15. all the wells which his father's servants had digged . . . the Philistines had stopped, &c.--The same base stratagem for annoying those against whom they have taken an umbrage is practiced still by choking the wells with sand or stones, or defiling them with putrid carcasses.
17. valley of Gerar--torrent-bed or wady, a vast undulating plain, unoccupied and affording good pasture.
18-22. Isaac digged again the wells of water--The naming of wells by Abraham, and the hereditary right of his family to the property, the change of the names by the Philistines to obliterate the traces of their origin, the restoration of the names by Isaac, and the contests between the respective shepherds to the exclusive possession of the water, are circumstances that occur among the natives in those regions as frequently in the present day as in the time of Isaac.

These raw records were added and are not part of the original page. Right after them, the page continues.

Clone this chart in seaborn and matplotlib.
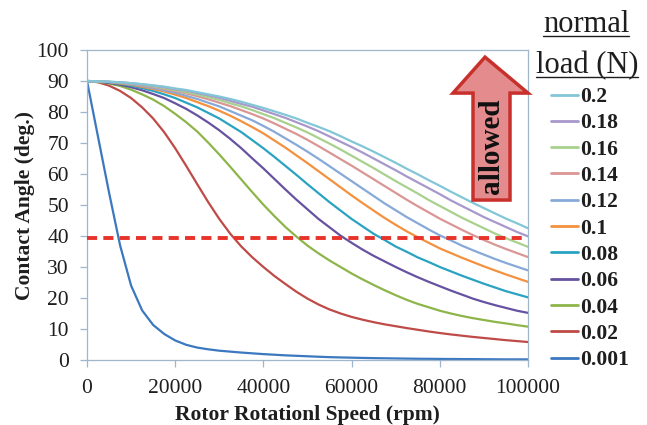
import matplotlib
matplotlib.use("Agg")
import matplotlib.pyplot as plt
import seaborn as sns
import pandas as pd
from matplotlib.patches import Polygon
from matplotlib.lines import Line2D

# ---------------- data ----------------
speed = list(range(0, 100001, 2500))   # rpm sampling grid (41 points)

loads = ["0.001", "0.02", "0.04", "0.06", "0.08", "0.1",
         "0.12", "0.14", "0.16", "0.18", "0.2"]

angle_0001 = [90, 72, 54, 37, 24, 16, 11.3, 8.4, 6.3, 4.9, 4.0, 3.45, 3.0, 2.7, 2.4,
              2.15, 1.9, 1.7, 1.5, 1.35, 1.2, 1.05, 0.92, 0.83, 0.75, 0.67, 0.6, 0.55,
              0.5, 0.45, 0.4, 0.38, 0.35, 0.32, 0.3, 0.28, 0.25, 0.23, 0.2, 0.2, 0.2]
angle_002 = [90, 89.6, 88.5, 86.8, 84.5, 81.5, 77.9, 73.5, 68.3, 62.6, 56.7, 50.9, 45.5,
             40.7, 36.6, 33.1, 30.0, 27.1, 24.5, 22.0, 19.8, 17.9, 16.3, 15.0, 13.9, 13.0,
             12.2, 11.5, 10.9, 10.3, 9.75, 9.2, 8.7, 8.25, 7.85, 7.45, 7.1, 6.75, 6.4,
             6.1, 5.8]
angle_004 = [90, 89.7, 89.2, 88.4, 87.2, 85.7, 84.0, 81.9, 79.4, 76.7, 73.7, 70.1, 66.3,
             62.3, 58.2, 54.1, 50.1, 46.4, 42.9, 39.8, 36.9, 34.4, 32.1, 30.0, 27.9, 26.0,
             24.2, 22.5, 20.9, 19.4, 18.1, 17.0, 15.9, 15.0, 14.2, 13.5, 12.9, 12.3, 11.8,
             11.25, 10.75]
angle_006 = [90, 89.8, 89.4, 88.8, 88.0, 87.0, 85.8, 84.5, 82.8, 81.0, 78.9, 76.6, 74.1,
             71.3, 68.3, 65.0, 61.8, 58.4, 55.0, 51.7, 48.6, 45.5, 42.8, 40.1, 37.8, 35.6,
             33.6, 31.8, 30.0, 28.3, 26.7, 25.2, 23.8, 22.4, 21.1, 19.8, 18.7, 17.7, 16.8,
             15.9, 15.2]
angle_008 = [90, 89.8, 89.6, 89.1, 88.5, 87.7, 86.8, 85.7, 84.5, 83.0, 81.5, 79.7, 77.9,
             75.7, 73.5, 70.9, 68.3, 65.5, 62.6, 59.7, 56.7, 53.8, 50.9, 48.2, 45.5, 43.1,
             40.7, 38.7, 36.6, 34.9, 33.1, 31.6, 30.0, 28.6, 27.2, 25.9, 24.6, 23.4, 22.2,
             21.2, 20.2]
angle_010 = [90, 89.8, 89.7, 89.2, 88.8, 88.1, 87.4, 86.6, 85.6, 84.5, 83.2, 81.9, 80.4,
             78.8, 77.0, 75.1, 73.1, 70.8, 68.5, 66.0, 63.5, 60.9, 58.3, 55.7, 53.1, 50.6,
             48.2, 45.8, 43.6, 41.5, 39.6, 37.8, 36.0, 34.5, 33.0, 31.6, 30.2, 28.9, 27.6,
             26.4, 25.2]
angle_012 = [90, 89.8, 89.7, 89.4, 88.9, 88.4, 87.7, 87.0, 86.2, 85.2, 84.2, 83.0, 81.8,
             80.3, 78.8, 77.3, 75.5, 73.6, 71.5, 69.4, 67.2, 64.9, 62.5, 60.1, 57.7, 55.3,
             52.9, 50.5, 48.3, 46.1, 44.1, 42.1, 40.2, 38.6, 36.9, 35.4, 34.0, 32.6, 31.3,
             30.1, 28.9]
angle_014 = [90, 89.9, 89.7, 89.5, 89.1, 88.6, 88.1, 87.4, 86.8, 86.0, 85.1, 84.1, 83.0,
             81.9, 80.6, 79.3, 77.9, 76.3, 74.6, 72.9, 71.0, 69.0, 66.9, 64.8, 62.7, 60.5,
             58.3, 56.1, 53.9, 51.7, 49.6, 47.6, 45.6, 43.8, 42.0, 40.3, 38.7, 37.2, 35.8,
             34.5, 33.2]
angle_016 = [90, 89.9, 89.7, 89.5, 89.2, 88.8, 88.3, 87.7, 87.1, 86.4, 85.6, 84.8, 83.9,
             82.8, 81.8, 80.6, 79.3, 78.0, 76.5, 75.0, 73.4, 71.6, 69.8, 67.9, 65.9, 63.9,
             61.9, 59.8, 57.7, 55.7, 53.7, 51.6, 49.7, 47.8, 45.9, 44.2, 42.5, 40.8, 39.3,
             37.9, 36.5]
angle_018 = [90, 89.9, 89.7, 89.6, 89.3, 88.9, 88.5, 88.0, 87.4, 86.9, 86.1, 85.4, 84.6,
             83.6, 82.6, 81.7, 80.5, 79.3, 78.1, 76.7, 75.3, 73.8, 72.1, 70.4, 68.7, 66.9,
             65.0, 63.1, 61.2, 59.2, 57.3, 55.4, 53.5, 51.5, 49.7, 47.9, 46.1, 44.5, 42.9,
             41.3, 39.9]
angle_020 = [90, 89.9, 89.8, 89.6, 89.3, 89.0, 88.6, 88.2, 87.6, 87.1, 86.4, 85.7, 85.0,
             84.2, 83.3, 82.3, 81.3, 80.2, 79.1, 77.9, 76.5, 75.2, 73.8, 72.2, 70.5, 68.9,
             67.2, 65.4, 63.6, 61.7, 59.9, 58.0, 56.2, 54.3, 52.5, 50.7, 49.0, 47.3, 45.6,
             44.1, 42.5]

threshold = 39.5

colors = {
    "0.001": "#3B78C0", "0.02": "#BE4B48", "0.04": "#8DB54A", "0.06": "#6652A0",
    "0.08": "#2AA2C2", "0.1": "#F3913E", "0.12": "#86A9D8", "0.14": "#D99694",
    "0.16": "#A9D18E", "0.18": "#A898CB", "0.2": "#82C6D8",
}

series = {
    "0.001": angle_0001, "0.02": angle_002, "0.04": angle_004, "0.06": angle_006,
    "0.08": angle_008, "0.1": angle_010, "0.12": angle_012, "0.14": angle_014,
    "0.16": angle_016, "0.18": angle_018, "0.2": angle_020,
}

rows = []
for ld in loads:
    for xv, yv in zip(speed, series[ld]):
        rows.append({"speed": xv, "angle": yv, "load": ld})
df = pd.DataFrame(rows)

# ---------------- style ----------------
sns.set_theme(style="white")
plt.rcParams["font.family"] = ["Liberation Serif", "DejaVu Serif"]
frame_col = "#9FB6CD"
text_col = "#1E1E1E"

W, H = 647, 425
fig = plt.figure(figsize=(W / 100, H / 100), dpi=100)
ax = fig.add_axes([87 / W, 65 / H, 441 / W, 310 / H])

sns.lineplot(data=df, x="speed", y="angle", hue="load", hue_order=loads,
             palette=colors, linewidth=1.6, estimator=None, legend=False, ax=ax)

# allowed threshold
ax.plot([0, 100000], [threshold, threshold], color="#E8332A", lw=2.8,
        dashes=(2.6, 1.6), solid_capstyle="butt", dash_capstyle="butt", zorder=5)

ax.set_xlim(0, 100000)
ax.set_ylim(0, 100)
xt = [0, 20000, 40000, 60000, 80000, 100000]
ax.set_xticks(xt)
ax.set_xticklabels([str(v) for v in xt])
ax.set_yticks(range(0, 101, 10))

for s in ax.spines.values():
    s.set_color(frame_col)
    s.set_linewidth(0.9)
ax.tick_params(axis="both", which="both", bottom=True, left=True, direction="out",
               length=5, width=0.9, color=frame_col, labelsize=15.5, labelcolor=text_col)
ax.tick_params(axis="x", pad=9)
ax.tick_params(axis="y", pad=8)

ax.set_xlabel("Rotor Rotationl Speed (rpm)", fontsize=15.5, fontweight="bold",
              color=text_col)
ax.set_ylabel("Contact Angle (deg.)", fontsize=15.5, fontweight="bold", color=text_col)
ax.xaxis.set_label_coords(0.5, -0.145)
ax.yaxis.set_label_coords(-0.117, 0.5)

# "allowed" arrow
arrow_pts = [(87530, 51.6), (95920, 51.6), (95920, 86.1), (100000, 86.1),
             (90250, 97.7), (82990, 86.1), (87530, 86.1)]
ax.add_patch(Polygon(arrow_pts, closed=True, facecolor="#E38B8D", edgecolor="#C8302B",
                     lw=2.5, joinstyle="miter", clip_on=False, zorder=6))
ax.text(91750, 69, "allowed", rotation=90, ha="center", va="center",
        fontsize=21, fontweight="bold", color="#111111", zorder=7)

# legend
handles = [Line2D([0], [0], color=colors[l], lw=2.0) for l in loads[::-1]]
leg = fig.legend(handles, loads[::-1], loc="upper left",
                 bbox_to_anchor=(551 / W, 1 - 87 / H), frameon=False,
                 prop={"weight": "bold", "size": 15.5}, handlelength=1.25,
                 handletextpad=0.08, labelspacing=0.29, borderaxespad=0, borderpad=0)
for t in leg.get_texts():
    t.set_color(text_col)

# legend title with underline
t1 = fig.text(586 / W, 1 - 32 / H, "normal", ha="center", va="baseline",
              fontsize=22, color=text_col)
t2 = fig.text(587 / W, 1 - 73 / H, "load (N)", ha="center", va="baseline",
              fontsize=22, color=text_col)
fig.canvas.draw()
r = fig.canvas.get_renderer()
for t, yb in ((t1, 32), (t2, 73)):
    bb = t.get_window_extent(renderer=r)
    yl = 1 - (yb + 4) / H
    fig.add_artist(Line2D([bb.x0 / W, bb.x1 / W], [yl, yl], color=text_col, lw=1.0,
                          transform=fig.transFigure))

fig.savefig("out.png", dpi=100)
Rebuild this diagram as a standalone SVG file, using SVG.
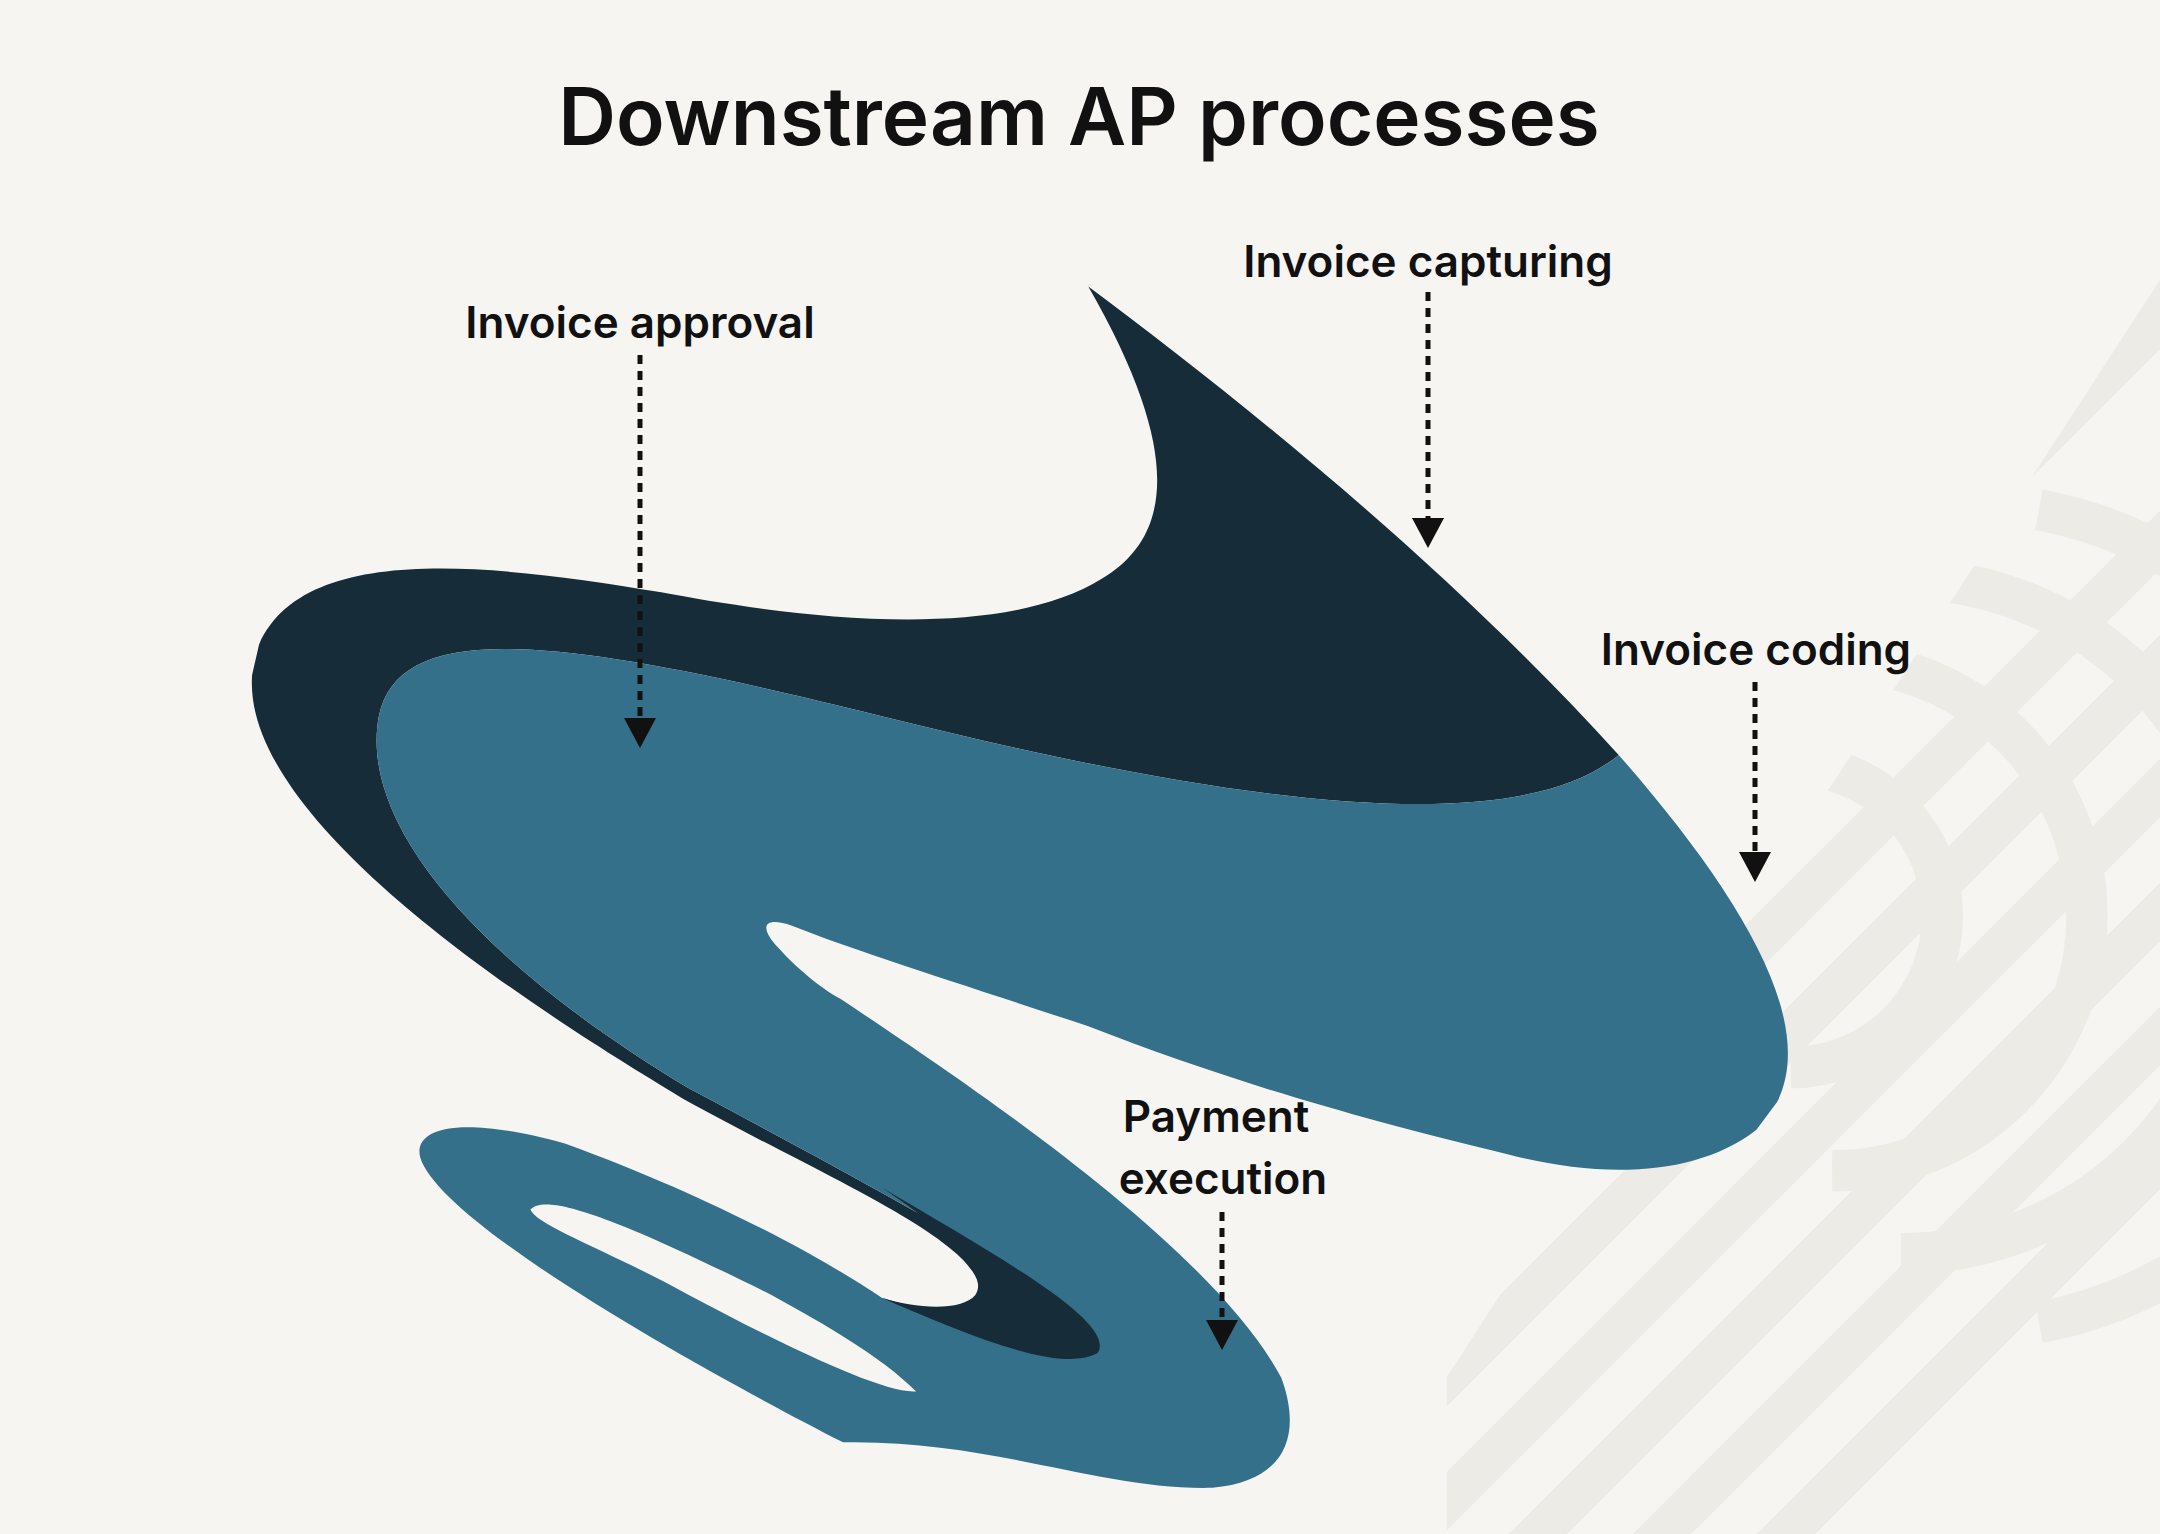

26-33. Then Abimelech went to him--As there was a lapse of ninety years between the visit of Abraham and of Isaac, the Abimelech and Phichol spoken of must have been different persons' official titles. Here is another proof of the promise ( Genesis 12:2 ) being fulfilled, in an overture of peace being made to him by the king of Gerar. By whatever motive the proposal was dictated--whether fear of his growing power, or regret for the bad usage they had given him, the king and two of his courtiers paid a visit to the tent of Isaac ( Proverbs 16:7 ). His timid and passive temper had submitted to the annoyances of his rude neighbors; but now that they wish to renew the covenant, he evinces deep feeling at their conduct, and astonishment at their assurance, or artifice, in coming near him. Being, however, of a pacific disposition, Isaac forgave their offense, accepted their proposals, and treated them to the banquet by which the ratification of a covenant was usually crowned.
34. Esau . . . took to wife--If the pious feelings of Abraham recoiled from the idea of Isaac forming a matrimonial connection with a Canaanitish woman [ Genesis 24:3 ], that devout patriarch himself would be equally opposed to such a union on the part of his children; and we may easily imagine how much his pious heart was wounded, and the family peace destroyed, when his favorite but wayward son brought no less than two idolatrous wives among them--an additional proof that Esau neither desired the blessing nor dreaded the curse of God. These wives never gained the affections of his parents, and this estrangement was overruled by God for keeping the chosen family aloof from the dangers of heathen influence.